Measuring business results is the holy grail of all marketing and it’s notoriously hard to do. There are businesses where it’s almost impossible. Find out how to measure social media ROI.

For example you sell eggs through a retail chain. The results of your branding on social media and sales in the store are really hard to connect.

But there’s always a solution!

Coupons for one. Register your purchase and win more eggs or a car or something else. Give your customers a way to connect with you after the sale happens, and you get some insights into what techniques work for you in social media marketing.

Internal social media KPIs

The raw output of your social media team. It is important to measure if increases in your input produce similar or better increase in the other KPIs. And, of course, your boss probably wants to know how much are you spending

  1. Blog posts
  2. E-books
  3. Presentations
  4. Videos
  5. Facebook updates
  6. Tweets
  7. Forum posts
  8. Social media marketing budget
  9. Social media staff payroll
  10. Social media development costs
  11. Response time

Keep track of all internal metrics. Social media takes a lot of resources and if you don’t measure your time then your ROI calculations can be wildly off the mark. It happens all the time you go to Facebook to do a “work thing” and then you find yourself chatting with friends and watching cat videos.

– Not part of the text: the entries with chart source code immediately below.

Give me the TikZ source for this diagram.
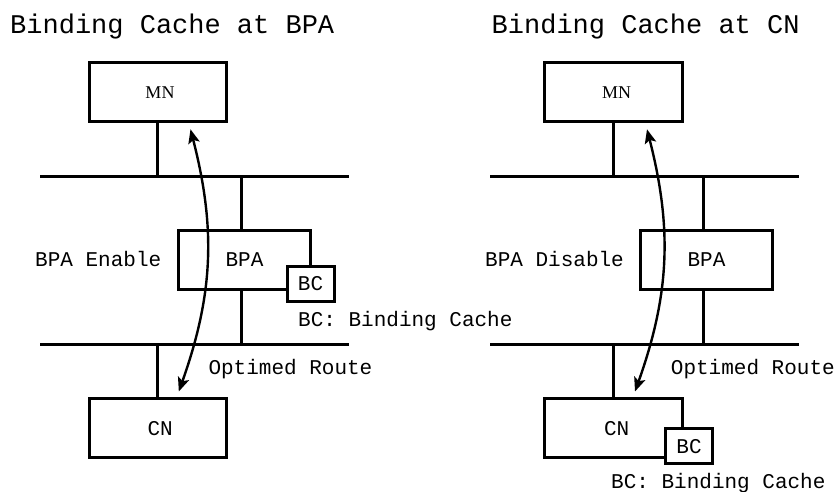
\documentclass[tikz,border=0pt]{standalone}
\usepackage{fontspec}
\newfontfamily\monof{Liberation Mono}
\newfontfamily\seriff{Liberation Serif}
\usetikzlibrary{arrows.meta}
\tikzset{
  box/.style={draw=black, line width=3pt, fill=white, inner sep=0pt,
    font=\monof\fontsize{21pt}{21pt}\selectfont},
  bigbox/.style={box, minimum width=137pt, minimum height=59pt},
  midbox/.style={box, minimum width=131.5pt, minimum height=59pt},
  bcbox/.style={box, minimum width=47pt, minimum height=35pt},
  wire/.style={line width=3pt, line cap=rect},
  lab/.style={inner sep=0pt, anchor=base west, font=\monof\fontsize{21pt}{21pt}\selectfont},
  ttl/.style={inner sep=0pt, anchor=base west, font=\monof\fontsize{27pt}{27pt}\selectfont},
  mnlab/.style={inner sep=0pt, font=\seriff\fontsize{18pt}{18pt}\selectfont},
  route/.style={line width=2.4pt, {Stealth[length=14pt,width=11.5pt,inset=3pt]}-{Stealth[length=14pt,width=11.5pt,inset=3pt]}}
}
\begin{document}
\begin{tikzpicture}[x=1pt,y=-1pt]
\useasboundingbox (0,0) rectangle (835,491);
% ---------- left panel ----------
\node[ttl] (tL) at (10,33.3) {Binding Cache at BPA};
\coordinate (b1La) at (41,176.2);
\coordinate (b1Lb) at (347,176.2);
\coordinate (b2La) at (41,344.3);
\coordinate (b2Lb) at (347,344.3);
\node[bigbox] (mnL) at (157.7,92.2) {};
\node[mnlab] (mnLt) at (160,93) {MN};
\node[midbox] (bpaL) at (244.5,260) {BPA};
\node[bcbox] (bcL) at (310.5,284) {BC};
\node[bigbox] (cnL) at (157.7,428.3) {};
\node[inner sep=0pt, font=\monof\fontsize{21pt}{21pt}\selectfont] (cnLt) at (160.2,428.8) {CN};
\draw[wire] (b1La) -- (b1Lb);
\draw[wire] (b2La) -- (b2Lb);
\draw[wire] (mnL.south) -- (mnL.south |- b1La);
\draw[wire] ([xshift=-3.2pt]bpaL.north |- b1La) -- ([xshift=-3.2pt]bpaL.north);
\draw[wire] ([xshift=-3.2pt]bpaL.south) -- ([xshift=-3.2pt]bpaL.south |- b2La);
\draw[wire] (cnL.north |- b2La) -- (cnL.north);
\node[lab] (enL) at (35,266.7) {BPA Enable};
\node[lab] (bcdL) at (298,326.7) {BC: Binding Cache};
\node[lab] (orL) at (208.3,374.3) {Optimed Route};
\coordinate (aLt) at (190.5,129.3);
\coordinate (aLb) at (178.8,391.5);
\draw[route] (aLt) to[bend left=17] (aLb);
% ---------- right panel ----------
\node[ttl] (tR) at (491.5,33.3) {Binding Cache at CN};
\coordinate (b1Ra) at (491,176.2);
\coordinate (b1Rb) at (797,176.2);
\coordinate (b2Ra) at (491,344.3);
\coordinate (b2Rb) at (797,344.3);
\node[bigbox, minimum width=138pt] (mnR) at (613.8,92.2) {};
\node[mnlab] (mnRt) at (616.7,93) {MN};
\node[midbox] (bpaR) at (706.5,260) {BPA};
\node[bigbox, minimum width=138pt] (cnR) at (613.8,428.3) {};
\node[inner sep=0pt, font=\monof\fontsize{21pt}{21pt}\selectfont] (cnRt) at (616.7,428.8) {CN};
\node[bcbox] (bcR) at (689,446.2) {BC};
\draw[wire] (b1Ra) -- (b1Rb);
\draw[wire] (b2Ra) -- (b2Rb);
\draw[wire] (mnR.south) -- (mnR.south |- b1Ra);
\draw[wire] ([xshift=-2.8pt]bpaR.north |- b1Ra) -- ([xshift=-2.8pt]bpaR.north);
\draw[wire] ([xshift=-2.8pt]bpaR.south) -- ([xshift=-2.8pt]bpaR.south |- b2Ra);
\draw[wire] (cnR.north |- b2Ra) -- (cnR.north);
\node[lab] (disR) at (485,266.7) {BPA Disable};
\node[lab] (orR) at (670.7,374.3) {Optimed Route};
\node[lab] (bcdR) at (611,488.3) {BC: Binding Cache};
\coordinate (aRt) at (647,129.3);
\coordinate (aRb) at (635,391.5);
\draw[route] (aRt) to[bend left=17] (aRb);
\end{tikzpicture}
\end{document}
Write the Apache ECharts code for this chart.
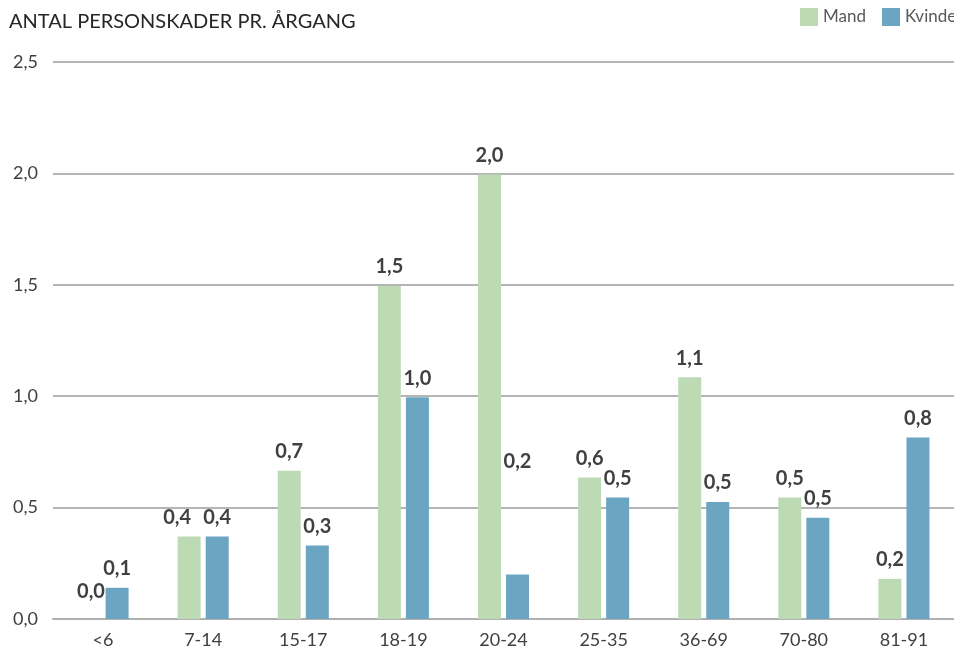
<!DOCTYPE html>
<html>
<head>
<meta charset="utf-8">
<script src="https://cdn.jsdelivr.net/npm/echarts@6/dist/echarts.min.js"></script>
<style>
html,body{margin:0;padding:0;background:#fff;}
#chart{width:954px;height:652px;}
</style>
</head>
<body>
<div id="chart"></div>
<script>
const categories = ['<6', '7-14', '15-17', '18-19', '20-24', '25-35', '36-69', '70-80', '81-91'];
const mand = [0.0, 0.37, 0.665, 1.495, 1.995, 0.635, 1.085, 0.545, 0.18];
const kvinder = [0.14, 0.37, 0.33, 0.995, 0.2, 0.545, 0.525, 0.455, 0.815];
const yTicks = [0, 0.5, 1.0, 1.5, 2.0, 2.5];
const seriesNames = ['Mand', 'Kvinder'];
const titleText = 'ANTAL PERSONSKADER PR. ÅRGANG';

const fmt = v => v.toFixed(1).replace('.', ',');
const FONT = 'Lato, "Open Sans", sans-serif';

const labelStyle = {
  show: true,
  position: 'top',
  distance: 9,
  fontFamily: FONT,
  fontSize: 20,
  fontWeight: 'bold',
  color: '#404040',
  formatter: p => fmt(p.value)
};

// special label offsets as in the reference
const mandOffsets = { 0: [2, -8], 1: [-12, 0] };
const kvinderOffsets = { 4: [0, -94] };
const mandData = mand.map((v, i) => mandOffsets[i] ? { value: v, label: { offset: mandOffsets[i] } } : v);
const kvinderData = kvinder.map((v, i) => kvinderOffsets[i] ? { value: v, label: { offset: kvinderOffsets[i] } } : v);

const chart = echarts.init(document.getElementById('chart'));
chart.setOption({
  animation: false,
  title: {
    text: titleText,
    left: 4, top: 7,
    textStyle: { fontFamily: FONT, fontSize: 20, fontWeight: 'normal', color: '#262626' }
  },
  legend: {
    data: seriesNames,
    orient: 'horizontal',
    left: 800, top: 8, width: 400,
    padding: 0,
    itemWidth: 18, itemHeight: 18, itemGap: 16,
    icon: 'rect',
    textStyle: { fontFamily: FONT, fontSize: 17, color: '#595959', padding: [5, 0, 0, 0] }
  },
  grid: { left: 53, right: -9, top: 62, bottom: 33, containLabel: false },
  xAxis: {
    type: 'category',
    data: categories,
    axisLine: { lineStyle: { color: '#b0b0b0', width: 2 } },
    axisTick: { show: false },
    axisLabel: { fontFamily: FONT, fontSize: 18, color: '#404040', margin: 12 }
  },
  yAxis: {
    type: 'value',
    min: yTicks[0], max: yTicks[yTicks.length - 1], interval: 0.5,
    axisLine: { show: false },
    axisTick: { show: false },
    splitLine: { lineStyle: { color: '#b5b5b5', width: 2 } },
    axisLabel: { fontFamily: FONT, fontSize: 18, color: '#404040', margin: 15, formatter: v => fmt(v) }
  },
  series: [
    { name: seriesNames[0], type: 'bar', data: mandData, barWidth: 23, barGap: '22%',
      itemStyle: { color: '#bcdbb4' }, label: labelStyle, z: 3 },
    { name: seriesNames[1], type: 'bar', data: kvinderData, barWidth: 23, barGap: '22%',
      itemStyle: { color: '#6ba5c2' }, label: labelStyle, z: 3 }
  ]
});
</script>
</body>
</html>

Now, first thing, calculate your social media budget including time spent by people on your payroll. If you already include that in your social media budget, great! If not, make sure that from now on you know the real cost of social media marketing.

Combine Social Media KPIs, and Test What Works for You

You can get the most out of these social media metrics if you benchmark them against you competition. Whenever possible try to find out the competitor's numbers, and you get a better insight into your performance.

If you have 3,141 followers on Twitter, the number is meaningless but in the context of your competitor having 2,718 you may get some insights. And you cant eat Twitter followers! (OK, technically you can but let's not get into it).

Your social following must lead to business result and revenue.